13.4 Discussion Points

For (1) and (2) below, you’re choosing between two candidates to hire. Discuss the pros and cons of choosing one candidate over the other in the following situations.

Both are predicted to have the same productivity score of 75, but have the following probabilistic forecasts.

It’s hard to make a decision here. On the one hand, we can be fairly certain that the actual productivity of candidate A will be about 75, but there’s more of a gamble with candidate B. There’s a very real chance that B’s productivity is actually quite a bit higher than A – for example, a productivity of 80 is plausible for B, but not for A. On the other hand, there’s also a very real chance that B’s productivity is actually quite a bit lower than A, for the same reason. Your decision would depend on whether you would want to take a risk or not.

On the other hand, in reality, this is only one tool out of many other aspects of the candidate that you would consider.
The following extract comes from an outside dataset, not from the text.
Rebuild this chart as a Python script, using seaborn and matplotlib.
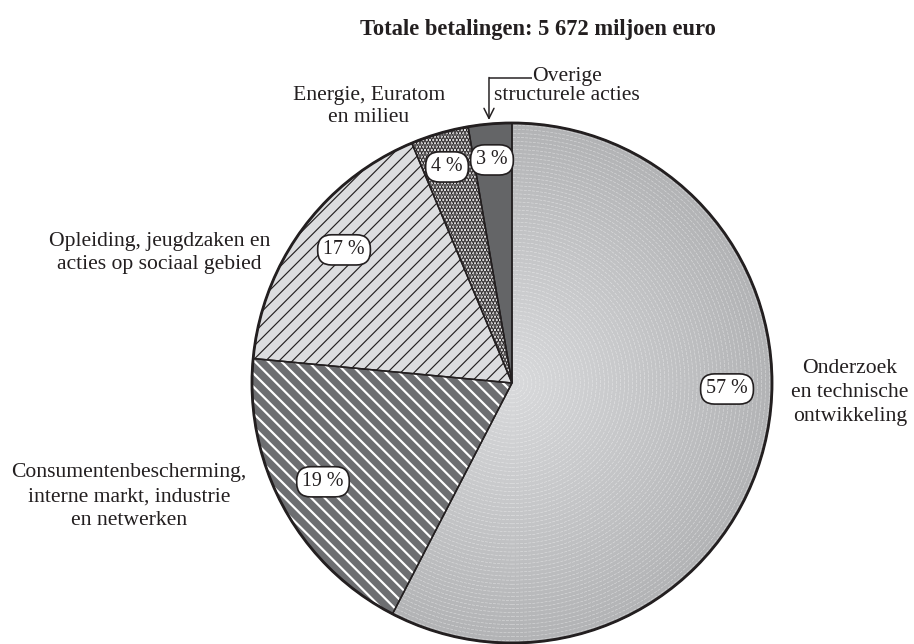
import numpy as np
import matplotlib
matplotlib.use("Agg")
import matplotlib.pyplot as plt
import seaborn as sns
from matplotlib.patches import Circle
from matplotlib.colors import LinearSegmentedColormap

# ---- data ----
categories = [
    "Onderzoek\nen technische\nontwikkeling",
    "Consumentenbescherming,\ninterne markt, industrie\nen netwerken",
    "Opleiding, jeugdzaken en\nacties op sociaal gebied",
    "Energie, Euratom\nen milieu",
    "Overige\nstructurele acties",
]
shares = [57.6, 18.9, 17.2, 3.6, 2.7]
pct_labels = ["57 %", "19 %", "17 %", "4 %", "3 %"]
title = "Totale betalingen: 5 672 miljoen euro"

# ---- style ----
sns.set_theme(style="white")
plt.rcParams['font.family'] = ['Liberation Serif', 'DejaVu Serif']
plt.rcParams['hatch.linewidth'] = 1.0
INK = '#231f20'

DPI = 120
fig = plt.figure(figsize=(914 / DPI, 644 / DPI), dpi=DPI)
ax = fig.add_axes([0, 0, 1, 1])

face = ['#c6c7c9', '#6d6e71', '#dcdddf', 'white', '#646567']
hatches = [None, '\\\\\\', '///', '......', None]
hatch_cols = [None, 'white', INK, INK, None]
hatch_lw = [None, 1.3, 0.7, 1.8, None]

wedges, _ = ax.pie(shares, startangle=90, counterclock=False, colors=face,
                   wedgeprops=dict(linewidth=0), radius=1)
for w, h, hc, hl in zip(wedges, hatches, hatch_cols, hatch_lw):
    if h:
        w.set_hatch(h)
        w.set_edgecolor(hc)
        w.set_linewidth(0)
        if hasattr(w, 'set_hatch_linewidth'):
            w.set_hatch_linewidth(hl)

# radial gradient + fine concentric rings in the largest wedge
n = 600
xs = np.linspace(-1, 1, n)
X, Y = np.meshgrid(xs, xs)
R = np.hypot(X, Y)
cmap = LinearSegmentedColormap.from_list('g', ['#d9dadc', '#b2b3b5'])
im = ax.imshow(R, extent=(-1, 1, -1, 1), origin='lower', cmap=cmap, vmin=0, vmax=1,
               zorder=1.5, interpolation='bilinear')
im.set_clip_path(wedges[0])
for r in np.arange(0.03, 1.0, 0.0155):
    c = Circle((0, 0), r, fill=False, ec='white', lw=0.35, alpha=0.5,
               ls=(0, (5, 2)), zorder=1.6)
    ax.add_patch(c)
    c.set_clip_path(wedges[0])

# outlines
ax.pie(shares, startangle=90, counterclock=False, radius=1,
       wedgeprops=dict(fill=False, edgecolor=INK, linewidth=0.9, zorder=3))
ax.add_patch(Circle((0, 0), 1, fill=False, ec=INK, lw=1.7, zorder=3.5))

ax.set_xlim(-512 / 260, 402 / 260)
ax.set_ylim(-261 / 260, 383 / 260)
ax.set_aspect('auto')
ax.axis('off')

# percentage labels
pct_pos = [(0.827, -0.023), (-0.727, -0.380), (-0.646, 0.512), (-0.250, 0.831), (-0.077, 0.858)]
for (x, y), t in zip(pct_pos, pct_labels):
    ax.text(x, y, t, ha='center', va='center', fontsize=12, color=INK, zorder=10,
            bbox=dict(boxstyle='round,pad=0.28,rounding_size=0.7', fc='white', ec=INK, lw=1.0))

# category labels
cat_pos = [(1.30, -0.035), (-1.473, -0.438), (-1.355, 0.500), (-0.55, 1.062), (0.212, 1.142)]
cat_ls = [1.35, 1.35, 1.3, 1.2, 1.05]
for (x, y), t, ls in zip(cat_pos, categories, cat_ls):
    ax.text(x, y, t, ha='center', va='center', fontsize=13, color=INK,
            linespacing=ls, multialignment='center')

# leader for "Overige structurele acties"
ax.plot([0.077, -0.0885], [1.173, 1.173], color=INK, lw=0.9, solid_capstyle='butt')
ax.annotate('', xy=(-0.0885, 1.0115), xytext=(-0.0885, 1.175),
            arrowprops=dict(arrowstyle='->,head_length=0.5,head_width=0.25', color=INK, lw=0.9,
                            shrinkA=0, shrinkB=0))

ax.text(0.1, 1.36, title, ha='center', va='center', fontsize=13.5, fontweight='bold', color=INK)

fig.savefig('out.png', dpi=DPI)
It might be a good idea to chat with B to get a better sense of what their productivity might actually be.

Two “non-overlapping” forecasts:

In this case, B is very very likely to have higher productivity than A, because all “plausible” productivity values for B are higher than all “plausible” productivity values of A.

Again, this is just one tool you might use to make a decision.

You’ve formed a probabilistic forecast for a particular value of the predictors, displayed below as a density. You then collect test data for that same value of the predictor, indicated as the points below the density. What is the problem with the probabilistic forecast?

The forecast is biased, because the actual values are occuring near the upper tail of the distribution – they should be scattered about the middle, with a higher density of points occuring near 0. If using local methods, we’d have to reduce \(k\) or the window width to decrease bias (to remove “further” data that are less relevant); if using a tree-based method, you could grow the tree deeper to lower the bias.

13.5 When are they not useful?

Probabilistic forecasts are useful if you’re making a small amount of decisions at a time. For example:

Predicting which hockey team will win the Stanley Cup
Looking at the 2-day-ahead prediction of river flow every day to decide whether to take flood mitigation measures.

But they are not appropriate when making decisions en-masse. For example:

A bus company wants to know how long it takes a bus to travel between stops, for all stops and all busses.
You want to predict future behaviour of customers.